Al Pacino is the high-strung yet completely in control lieutenant Hanna. This guy lives to root out scores and find and possibly kill crews if they kill innocent lives. One particularly brutal crew is masterminded by McCauley (Robert De Niro), an icy thief who is unwilling to have a woman in his life since he lives by a ruthless code - as soon as the heat is around the corner, he's disciplined enough to know to walk away from any woman no matter what. It is the only true code he lives by. Lieutenant Hanna lives by finding and arresting crews - it raises his temperature and keeps him focused. Hanna is married (again) and can't seem to hold down a relationship with his neglected wife, Justine (Diane Venora), or his troubled stepdaughter (Natalie Portman, in what appears to be a heavily truncated role). Hanna is always on the move and "where he needs to be" but that doesn't include being home or partaking in cleaning dirty dishes. In contrast, McCauley lives in a lonely Malibu home where you hear the waves of the ocean in the background - he has no furniture, only a phone and a coffee maker. In one of many tantalizing scenes, McCauley visits his usual bookshop looking for a book on metals and is questioned what he is reading by a graphic designer, Eady (Amy Brenneman). McCauley feels threatened and then slowly asks various questions about Eady's life, thus eliminating any need to reveal anything about himself. This sequence alone leads to intimacy at her apartment and is almost as revealing and powerful as Hanna and McCauley's impromptu visit to a coffee shop.

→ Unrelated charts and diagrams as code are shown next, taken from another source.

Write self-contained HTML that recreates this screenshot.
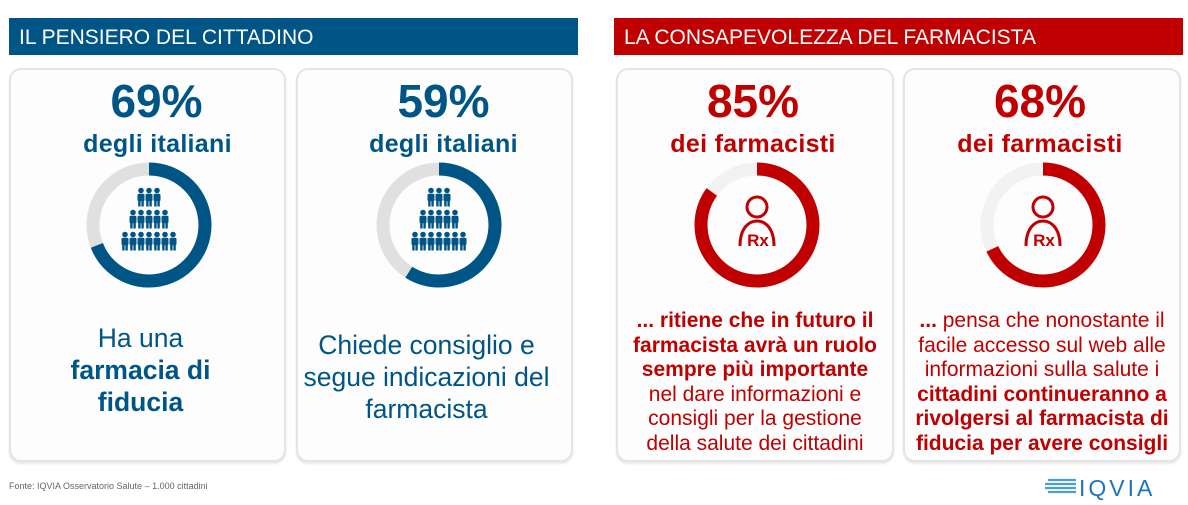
<!DOCTYPE html>
<html><head><meta charset="utf-8"><style>
body{margin:0;width:1188px;height:505px;background:#fff;font-family:"Liberation Sans",sans-serif;position:relative;overflow:hidden}
.hdr{position:absolute;top:18px;height:37px;color:#fff;font-size:21px;line-height:39px;padding-left:10px;box-sizing:border-box}
.card{position:absolute;top:68px;height:394px;border:2px solid #e4e4e4;border-radius:12px;box-sizing:border-box;box-shadow:0 2px 2px #e8e8e8;background:#fdfdfd}
.t{position:absolute;left:0;width:100%;text-align:center;white-space:nowrap}
.pct{font-size:46px;line-height:46px;font-weight:bold}
.sub{font-size:25px;line-height:25px;font-weight:bold;letter-spacing:0.3px}
.b{color:#005587}.r{color:#c00000}
.big{font-size:26.5px;line-height:32px}
.sm{font-size:21px;line-height:24.5px}
svg{position:absolute}
</style></head><body>
<div class="hdr" style="left:9px;width:569px;background:#005587">IL PENSIERO DEL CITTADINO</div>
<div class="hdr" style="left:614px;width:569px;background:#c00000">LA CONSAPEVOLEZZA DEL FARMACISTA</div>

<div class="card" style="left:9px;width:277px">
 <div class="t pct b" style="top:8px;left:9px">69%</div>
 <div class="t sub b" style="top:62px;left:10px">degli italiani</div>
 <div class="t big b" style="top:252px;left:-7px">Ha una<br><b>farmacia di<br>fiducia</b></div>
</div>
<div class="card" style="left:296px;width:277px">
 <div class="t pct b" style="top:8px;left:9px">59%</div>
 <div class="t sub b" style="top:62px;left:9px">degli italiani</div>
 <div class="t big b" style="top:259px;left:-8px">Chiede consiglio e<br>segue indicazioni del<br>farmacista</div>
</div>
<div class="card" style="left:616px;width:278px">
 <div class="t pct r" style="top:8px;left:-2px">85%</div>
 <div class="t sub r" style="top:62px;left:-2px">dei farmacisti</div>
 <div class="t sm r" style="top:239px"><b>... ritiene che in futuro il<br>farmacista avrà un ruolo<br>sempre più importante</b><br>nel dare informazioni e<br>consigli per la gestione<br>della salute dei cittadini</div>
</div>
<div class="card" style="left:903px;width:278px">
 <div class="t pct r" style="top:8px;left:-2px">68%</div>
 <div class="t sub r" style="top:62px;left:-2px">dei farmacisti</div>
 <div class="t sm r" style="top:239px"><b>...</b> pensa che nonostante il<br>facile accesso sul web alle<br>informazioni sulla salute i<br><b>cittadini continueranno a<br>rivolgersi al farmacista di<br>fiducia per avere consigli</b></div>
</div>

<svg width="1188" height="505" style="left:0;top:0">
 <defs>
  <g id="p"><circle cx="0" cy="-7.5" r="2.8"/><rect x="-3.5" y="-4.2" width="7" height="7.5" rx="1.5"/><rect x="-2.8" y="2" width="2.4" height="6.5"/><rect x="0.4" y="2" width="2.4" height="6.5"/></g>
  <g id="crowd" fill="#005587">
   <use href="#p" x="-8" y="-21"/><use href="#p" x="0" y="-21"/><use href="#p" x="8" y="-21"/>
   <use href="#p" x="-16" y="1"/><use href="#p" x="-8" y="1"/><use href="#p" x="0" y="1"/><use href="#p" x="8" y="1"/><use href="#p" x="16" y="1"/>
   <use href="#p" x="-24" y="23"/><use href="#p" x="-16" y="23"/><use href="#p" x="-8" y="23"/><use href="#p" x="0" y="23"/><use href="#p" x="8" y="23"/><use href="#p" x="16" y="23"/><use href="#p" x="24" y="23"/>
  </g>
  <g id="rx" fill="none" stroke="#c00000" stroke-width="3">
   <circle cx="0" cy="-17" r="10"/>
   <path d="M-17,22 C-17,4 -8,-3 0,-3 C8,-3 17,4 17,22"/>
  </g>
 </defs>
 <g transform="translate(149,225) rotate(-90)">
  <circle r="56" fill="none" stroke="#e0e0e0" stroke-width="13"/>
  <circle r="56" fill="none" stroke="#005587" stroke-width="13" stroke-dasharray="242.8 400"/>
 </g>
 <use href="#crowd" x="149" y="219"/>
 <g transform="translate(439,225) rotate(-90)">
  <circle r="56" fill="none" stroke="#e0e0e0" stroke-width="13"/>
  <circle r="56" fill="none" stroke="#005587" stroke-width="13" stroke-dasharray="207.6 400"/>
 </g>
 <use href="#crowd" x="439" y="219"/>
 <g transform="translate(757,225) rotate(-90)">
  <circle r="56" fill="none" stroke="#f2f2f2" stroke-width="13"/>
  <circle r="56" fill="none" stroke="#c00000" stroke-width="13" stroke-dasharray="299 400"/>
 </g>
 <use href="#rx" x="757" y="224"/>
 <text x="758" y="246" text-anchor="middle" font-family="Liberation Sans" font-weight="bold" font-size="17" fill="#c00000">Rx</text>
 <g transform="translate(1043,225) rotate(-90)">
  <circle r="56" fill="none" stroke="#f2f2f2" stroke-width="13"/>
  <circle r="56" fill="none" stroke="#c00000" stroke-width="13" stroke-dasharray="239 400"/>
 </g>
 <use href="#rx" x="1043" y="224"/>
 <text x="1044" y="246" text-anchor="middle" font-family="Liberation Sans" font-weight="bold" font-size="17" fill="#c00000">Rx</text>
 <g stroke="#4a9fd5" stroke-width="2.2">
  <line x1="1048" y1="480" x2="1076" y2="480"/><line x1="1045" y1="484" x2="1076" y2="484"/><line x1="1045" y1="488" x2="1076" y2="488"/><line x1="1048" y1="492" x2="1076" y2="492"/>
 </g>
 <text x="1079" y="496" font-family="Liberation Sans" font-size="23" fill="#1b75bb" letter-spacing="3">IQVIA</text>
 <text x="9" y="489" font-family="Liberation Sans" font-size="9" fill="#666">Fonte: IQVIA Osservatorio Salute – 1.000 cittadini</text>
</svg>
</body></html>
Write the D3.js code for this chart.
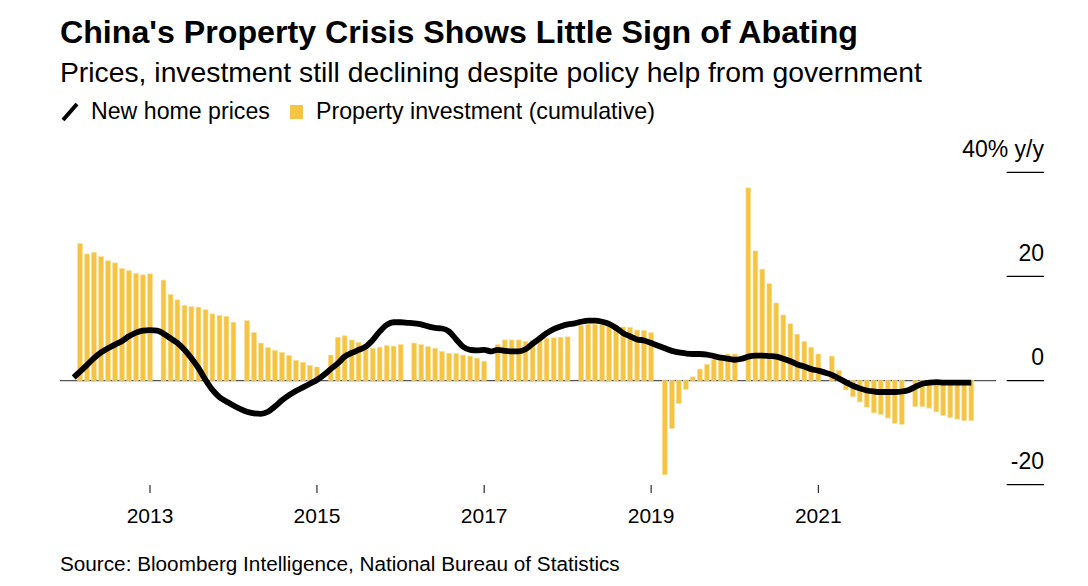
<!DOCTYPE html>
<html>
<head>
<meta charset="utf-8">
<script src="https://cdn.jsdelivr.net/npm/d3@7"></script>
<style>
  html, body { margin: 0; padding: 0; background: #ffffff; }
  svg { display: block; }
  text { font-family: "Liberation Sans", Arial, Helvetica, sans-serif; fill: #000; }
</style>
</head>
<body>
<svg id="chart" width="1088" height="586"></svg>
<script>
// ---------------- DATA ----------------
const titleText = "China's Property Crisis Shows Little Sign of Abating";
const subtitleText = "Prices, investment still declining despite policy help from government";
const legendLabels = ["New home prices", "Property investment (cumulative)"];
const sourceText = "Source: Bloomberg Intelligence, National Bureau of Statistics";

// New home prices, % y/y, monthly from Jan 2013 to Oct 2023
const priceStart = [2013, 0];
const homePrices = [
  0.6, 1.7, 3.0, 4.3, 5.4, 6.2, 6.9, 7.6, 8.5, 9.2, 9.6, 9.7,          // 2013
  9.6, 9.0, 8.1, 7.2, 5.9, 4.3, 2.4, 0.1, -1.8, -3.2, -4.0, -4.8,      // 2014
  -5.5, -6.0, -6.3, -6.4, -6.0, -5.0, -3.8, -2.8, -2.0, -1.3, -0.6, 0.1, // 2015
  1.1, 2.2, 3.3, 4.6, 5.3, 5.9, 6.5, 7.8, 9.4, 10.7, 11.2, 11.2,       // 2016
  11.1, 11.0, 10.8, 10.4, 10.1, 10.0, 9.4, 7.9, 6.5, 5.9, 5.8, 5.9,    // 2017
  5.6, 5.9, 5.7, 5.6, 5.6, 6.0, 7.1, 8.1, 9.1, 9.9, 10.4, 10.8,        // 2018
  11.0, 11.3, 11.5, 11.5, 11.3, 10.9, 10.1, 9.1, 8.5, 7.9, 7.7, 7.2,   // 2019
  6.7, 6.2, 5.7, 5.4, 5.2, 5.1, 5.1, 5.0, 4.7, 4.4, 4.2, 4.0,          // 2020
  4.2, 4.6, 4.8, 4.8, 4.7, 4.6, 4.2, 3.7, 3.1, 2.7, 2.2, 1.9,          // 2021
  1.5, 1.1, 0.4, -0.3, -1.0, -1.5, -1.9, -2.1, -2.2, -2.2, -2.2, -2.1, // 2022
  -1.8, -1.2, -0.6, -0.4, -0.3, -0.4, -0.4, -0.4, -0.4, -0.4           // 2023
];

// Property investment (cumulative), % y/y, Feb..Dec of each year (no January release)
const investYears = [2013, 2014, 2015, 2016, 2017, 2018, 2019, 2020, 2021, 2022, 2023];
const investment = [
  [26.3, 24.3, 24.6, 23.8, 23.0, 22.6, 21.5, 21.1, 20.6, 20.3, 20.5],
  [19.3, 16.5, 15.5, 14.4, 14.2, 14.1, 13.6, 12.8, 12.5, 12.3, 11.2],
  [11.5, 9.2, 7.2, 6.3, 5.8, 5.4, 4.8, 3.9, 3.5, 2.9, 2.6],
  [4.9, 8.3, 8.6, 7.8, 7.3, 6.0, 6.2, 6.4, 6.7, 6.6, 6.9],
  [7.2, 6.9, 6.5, 6.2, 5.6, 5.2, 5.2, 4.9, 4.7, 4.3, 3.7],
  [6.9, 7.8, 7.8, 7.8, 7.5, 7.7, 8.1, 8.1, 8.2, 8.3, 8.4],
  [10.6, 10.8, 10.8, 10.8, 10.5, 10.4, 10.3, 10.2, 9.7, 9.6, 9.2],
  [-18.1, -9.2, -4.4, -1.7, 0.7, 2.2, 3.1, 4.0, 4.0, 5.1, 5.1],
  [37.0, 24.9, 21.4, 18.6, 14.9, 12.6, 10.9, 8.9, 7.5, 6.4, 5.1],
  [4.7, 1.9, -1.8, -3.1, -4.1, -5.1, -6.2, -6.5, -7.2, -8.2, -8.4],
  [-5.0, -5.0, -5.3, -6.0, -6.7, -7.1, -7.4, -7.7, -7.7]
];

const xTickYears = [2013, 2015, 2017, 2019, 2021];
const yTicks = [-20, 0, 20, 40];

// ---------------- LAYOUT ----------------
const svg = d3.select("#chart");
const monthEnd = (y, m) => new Date(y, m + 1, 0); // last day of month m (0-based)

const x = d3.scaleTime()
  .domain([new Date(2013, 11, 31), new Date(2021, 11, 31)])
  .range([150, 818.3]);
const y = d3.scaleLinear().domain([-20, 40]).range([484.7, 172.3]);

const priceData = homePrices.map((v, i) => ({
  date: monthEnd(priceStart[0] + Math.floor((priceStart[1] + i) / 12), (priceStart[1] + i) % 12),
  value: v
}));
const barData = [];
investYears.forEach((yr, k) => {
  investment[k].forEach((v, j) => barData.push({ date: monthEnd(yr, j + 1), value: v }));
});

// fit text to a target width
function fitText(sel, targetWidth) {
  const node = sel.node();
  const fs = parseFloat(sel.attr("font-size"));
  const w = node.getComputedTextLength();
  sel.attr("font-size", (fs * targetWidth / w).toFixed(2));
}

// Title / subtitle
fitText(svg.append("text").attr("x", 60).attr("y", 43).attr("font-size", 28)
  .attr("font-weight", "bold").text(titleText), 798);
fitText(svg.append("text").attr("x", 60).attr("y", 82).attr("font-size", 22)
  .text(subtitleText), 862);

// Legend
const lg = svg.append("g");
lg.append("line").attr("x1", 63).attr("y1", 120).attr("x2", 77).attr("y2", 104)
  .attr("stroke", "#000").attr("stroke-width", 4);
fitText(lg.append("text").attr("x", 91).attr("y", 119).attr("font-size", 20).text(legendLabels[0]), 179);
lg.append("rect").attr("x", 290).attr("y", 105).attr("width", 13).attr("height", 14).attr("fill", "#f5c443");
fitText(lg.append("text").attr("x", 316).attr("y", 119).attr("font-size", 20).text(legendLabels[1]), 339);

// Zero baseline
svg.append("line").attr("x1", 60).attr("x2", 996).attr("y1", y(0)).attr("y2", y(0))
  .attr("stroke", "#555").attr("stroke-width", 1.2);

// Bars
const barW = 4.8;
svg.append("g").selectAll("rect").data(barData).join("rect")
  .attr("x", d => x(d.date) - barW / 2)
  .attr("width", barW)
  .attr("y", d => Math.min(y(d.value), y(0)))
  .attr("height", d => Math.abs(y(d.value) - y(0)))
  .attr("fill", "#f5c443")
  .attr("stroke", "#f9dd92")
  .attr("stroke-width", 0.6);

// Line
svg.append("path").datum(priceData)
  .attr("fill", "none")
  .attr("stroke", "#000")
  .attr("stroke-width", 5.8)
  .attr("stroke-linejoin", "round")
  .attr("d", d3.line().x(d => x(d.date)).y(d => y(d.value)).curve(d3.curveMonotoneX));

// Right-hand y axis
const ya = svg.append("g");
yTicks.forEach(t => {
  ya.append("line").attr("x1", 1006.7).attr("x2", 1044).attr("y1", y(t)).attr("y2", y(t))
    .attr("stroke", "#000").attr("stroke-width", 1.2);
  ya.append("text").attr("x", 1044).attr("y", y(t) - 15.5).attr("text-anchor", "end")
    .attr("font-size", 23).text(t === 40 ? "40% y/y" : String(t));
});

// X axis
const xa = svg.append("g");
xTickYears.forEach(yr => {
  const d = new Date(yr, 11, 31);
  xa.append("line").attr("x1", x(d)).attr("x2", x(d)).attr("y1", 485).attr("y2", 493)
    .attr("stroke", "#000").attr("stroke-width", 1);
  xa.append("text").attr("x", x(d)).attr("y", 523).attr("text-anchor", "middle")
    .attr("font-size", 21).text(d3.timeFormat("%Y")(d));
});

// Source
fitText(svg.append("text").attr("x", 60).attr("y", 571).attr("font-size", 18).text(sourceText), 560);
</script>
</body>
</html>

Nothing in "Heat" is truly original other than its focus on complicated relationships and complicated high-tech heists. This is what makes "Heat" rise above most other heist movies and its cat-and-mouse game between cops and criminals - its very influence is felt in "Infernal Affairs," another dynamic thriller. Here, we also venture into Val Kilmer as Chris Shiherlis, a McCauley crew member who can bulldoze through security alarms. Chris's wife, Charlene (Ashley Judd), is well aware of Chris's criminal activities, often goading him for more cash for his work. Chris gets temperamental, in fact most of the males in this movie holler and get physical with the women. Worst offender is the serial rapist and murderous Waingro (Kevin Gage) who is along for the opening scene's armored truck heist where he spontaneously kills a guard without much provocation. Kevin Gage's chilling performance showcases a dangerous man with an increasingly volatile nature that is scary to watch. Other actors appear in "Heat" as restrained, cool and controlling such as Jon Voight as McCauley's business contractor, Henry Rollins (!), Dennis Haysbert as a paroled convict and Tom Noonan as an expert with inside information on banks. Even Bud Cort is along for the ride as a rigid diner manager. Danny Trejo and the colorful character actor Tom Sizemore appear as crew members and they seem less threatening than the others, which is saying a lot.

"Heat" still falls a little short of developing the three central female characters, Eady, Justine and Charlene. They just barely appear as nothing more than troubling pawns - trophies for the insecure men. True, Charlene has her way with Chris and McCauley who catches her having an affair but she is inconsolable. Same with Eady who eventually finds out McCauley's true nature as a career criminal and decides to go along with it, though we can't imagine why when she feels cheated and betrayed. Brenneman's final scene where she realizes that McCauley will not be part of her life is this actress's strongest moment in the film, other than the original meeting. And there's Justine who has an affair without blinking an eye, leading to a hilarious verbal assault by Hanna.

"Heat" is smooth in its jazzy rhythms that are director Michael Mann's trademark - his movies are textured with a coolness that is intensely watchable. The characters speak with a clarity and a slight detachment that seem utterly real and authentic. Along with Mann's "Thief" and "Manhunter," few action thrillers can deliver such ample style and strong characters and it puts most other similar flicks to shame. The whole movie is an unusual crime picture in retrospect - it is as smooth as silk.